TASK DIRECTIONS — Go through the listing below and gather every line with the word "this".

RECORDED INFORMATION —
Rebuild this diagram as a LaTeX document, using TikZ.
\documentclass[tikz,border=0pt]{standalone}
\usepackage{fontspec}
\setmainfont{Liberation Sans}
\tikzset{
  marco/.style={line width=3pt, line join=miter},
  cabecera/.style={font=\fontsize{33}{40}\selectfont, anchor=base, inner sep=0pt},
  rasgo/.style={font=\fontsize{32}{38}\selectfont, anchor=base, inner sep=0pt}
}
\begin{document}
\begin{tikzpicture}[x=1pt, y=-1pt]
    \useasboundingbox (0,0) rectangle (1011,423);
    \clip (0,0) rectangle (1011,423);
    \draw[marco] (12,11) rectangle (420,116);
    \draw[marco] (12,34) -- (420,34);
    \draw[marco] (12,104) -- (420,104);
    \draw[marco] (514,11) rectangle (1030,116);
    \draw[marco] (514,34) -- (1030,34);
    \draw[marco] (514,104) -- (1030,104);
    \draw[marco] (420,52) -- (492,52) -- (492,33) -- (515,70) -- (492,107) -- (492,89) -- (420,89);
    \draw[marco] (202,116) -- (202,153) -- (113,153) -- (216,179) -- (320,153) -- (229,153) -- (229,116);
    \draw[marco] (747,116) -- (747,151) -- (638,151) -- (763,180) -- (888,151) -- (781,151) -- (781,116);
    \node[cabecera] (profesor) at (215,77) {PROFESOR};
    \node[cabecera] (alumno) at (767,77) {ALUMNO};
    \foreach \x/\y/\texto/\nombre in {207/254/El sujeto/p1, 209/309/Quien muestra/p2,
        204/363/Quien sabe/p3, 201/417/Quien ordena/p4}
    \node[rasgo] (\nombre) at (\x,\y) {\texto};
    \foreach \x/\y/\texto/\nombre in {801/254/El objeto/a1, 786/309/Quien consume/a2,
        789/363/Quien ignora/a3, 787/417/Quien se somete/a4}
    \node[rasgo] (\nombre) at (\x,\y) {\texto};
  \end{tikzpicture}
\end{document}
...
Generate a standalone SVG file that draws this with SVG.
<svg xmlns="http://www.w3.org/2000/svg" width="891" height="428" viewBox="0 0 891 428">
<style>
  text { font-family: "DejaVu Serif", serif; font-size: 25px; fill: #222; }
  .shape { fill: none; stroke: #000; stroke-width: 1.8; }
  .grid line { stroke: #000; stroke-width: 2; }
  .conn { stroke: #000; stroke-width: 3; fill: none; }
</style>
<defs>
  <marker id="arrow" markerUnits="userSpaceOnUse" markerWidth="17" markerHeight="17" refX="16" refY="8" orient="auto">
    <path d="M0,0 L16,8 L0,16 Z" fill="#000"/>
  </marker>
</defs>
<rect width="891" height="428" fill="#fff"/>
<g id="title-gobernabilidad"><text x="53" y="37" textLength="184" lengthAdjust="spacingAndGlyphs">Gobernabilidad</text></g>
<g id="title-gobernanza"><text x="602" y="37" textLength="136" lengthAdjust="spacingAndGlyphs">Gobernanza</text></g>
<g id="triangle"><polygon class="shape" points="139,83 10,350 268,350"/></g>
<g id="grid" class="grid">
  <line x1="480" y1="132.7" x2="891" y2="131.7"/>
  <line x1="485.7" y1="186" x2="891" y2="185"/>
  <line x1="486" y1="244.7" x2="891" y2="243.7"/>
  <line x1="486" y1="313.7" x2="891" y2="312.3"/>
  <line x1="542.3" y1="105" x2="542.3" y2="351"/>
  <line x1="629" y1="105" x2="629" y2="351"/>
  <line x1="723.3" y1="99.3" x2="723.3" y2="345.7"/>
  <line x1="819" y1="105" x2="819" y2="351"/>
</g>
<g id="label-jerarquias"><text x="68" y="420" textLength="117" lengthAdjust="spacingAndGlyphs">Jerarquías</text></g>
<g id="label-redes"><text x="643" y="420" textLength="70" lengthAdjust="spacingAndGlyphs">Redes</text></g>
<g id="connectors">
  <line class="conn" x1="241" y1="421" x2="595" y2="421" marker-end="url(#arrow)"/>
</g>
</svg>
==
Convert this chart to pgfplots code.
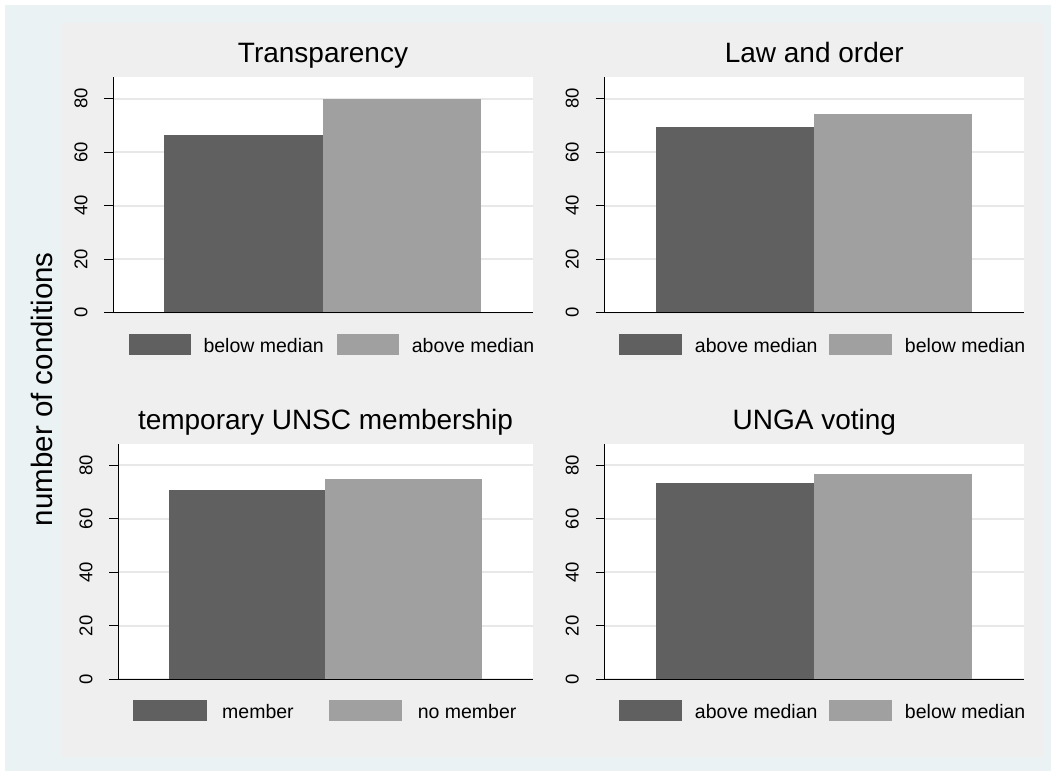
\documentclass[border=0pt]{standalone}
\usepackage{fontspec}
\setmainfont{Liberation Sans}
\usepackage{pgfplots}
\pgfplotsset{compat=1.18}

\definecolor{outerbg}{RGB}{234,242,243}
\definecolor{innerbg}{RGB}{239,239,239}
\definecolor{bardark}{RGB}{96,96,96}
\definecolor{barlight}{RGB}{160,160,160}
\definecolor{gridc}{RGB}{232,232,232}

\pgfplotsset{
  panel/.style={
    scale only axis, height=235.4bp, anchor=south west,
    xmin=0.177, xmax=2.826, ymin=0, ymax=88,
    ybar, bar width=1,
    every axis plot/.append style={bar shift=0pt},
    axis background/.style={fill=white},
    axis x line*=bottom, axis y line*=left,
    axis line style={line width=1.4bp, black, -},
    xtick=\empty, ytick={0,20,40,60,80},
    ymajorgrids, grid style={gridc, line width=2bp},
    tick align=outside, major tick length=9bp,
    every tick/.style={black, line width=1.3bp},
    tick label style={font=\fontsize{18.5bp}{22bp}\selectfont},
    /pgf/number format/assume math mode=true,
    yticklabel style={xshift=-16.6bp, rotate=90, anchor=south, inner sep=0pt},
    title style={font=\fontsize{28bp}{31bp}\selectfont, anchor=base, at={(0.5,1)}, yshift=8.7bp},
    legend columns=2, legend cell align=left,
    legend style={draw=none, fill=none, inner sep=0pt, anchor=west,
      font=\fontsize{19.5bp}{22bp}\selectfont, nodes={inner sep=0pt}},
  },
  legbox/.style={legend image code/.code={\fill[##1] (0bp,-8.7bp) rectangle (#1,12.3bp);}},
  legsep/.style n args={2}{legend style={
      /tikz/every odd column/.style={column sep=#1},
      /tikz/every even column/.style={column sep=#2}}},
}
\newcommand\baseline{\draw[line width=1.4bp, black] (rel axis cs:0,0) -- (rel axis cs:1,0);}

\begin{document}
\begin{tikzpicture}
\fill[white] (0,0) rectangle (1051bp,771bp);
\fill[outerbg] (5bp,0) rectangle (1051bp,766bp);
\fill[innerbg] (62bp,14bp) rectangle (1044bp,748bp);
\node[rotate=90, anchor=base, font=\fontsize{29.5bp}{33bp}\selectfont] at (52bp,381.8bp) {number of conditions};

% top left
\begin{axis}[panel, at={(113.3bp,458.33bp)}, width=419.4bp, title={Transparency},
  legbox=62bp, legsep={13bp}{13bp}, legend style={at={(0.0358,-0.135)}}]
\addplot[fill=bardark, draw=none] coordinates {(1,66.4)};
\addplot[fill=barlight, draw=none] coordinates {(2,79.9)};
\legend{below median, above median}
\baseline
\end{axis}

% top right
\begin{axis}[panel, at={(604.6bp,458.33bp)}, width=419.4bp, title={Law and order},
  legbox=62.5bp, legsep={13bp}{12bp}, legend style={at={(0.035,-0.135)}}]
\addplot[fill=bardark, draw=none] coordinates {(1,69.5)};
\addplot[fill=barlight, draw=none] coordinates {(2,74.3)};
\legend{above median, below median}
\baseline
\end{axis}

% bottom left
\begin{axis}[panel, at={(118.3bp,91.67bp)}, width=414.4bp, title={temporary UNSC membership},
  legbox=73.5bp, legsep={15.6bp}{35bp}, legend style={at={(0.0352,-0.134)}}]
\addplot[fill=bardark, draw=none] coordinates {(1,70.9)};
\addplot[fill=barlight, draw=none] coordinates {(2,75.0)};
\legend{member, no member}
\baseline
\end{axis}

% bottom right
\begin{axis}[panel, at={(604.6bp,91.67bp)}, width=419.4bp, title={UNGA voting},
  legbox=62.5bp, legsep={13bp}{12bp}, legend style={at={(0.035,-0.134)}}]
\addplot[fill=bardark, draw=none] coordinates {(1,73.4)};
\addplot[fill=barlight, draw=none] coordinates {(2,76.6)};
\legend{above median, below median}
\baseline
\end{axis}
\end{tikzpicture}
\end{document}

EXERCISE RESULT —
Rebuild this diagram as a LaTeX document, using TikZ.
Generate a standalone SVG file that draws this with SVG.
Convert this chart to pgfplots code.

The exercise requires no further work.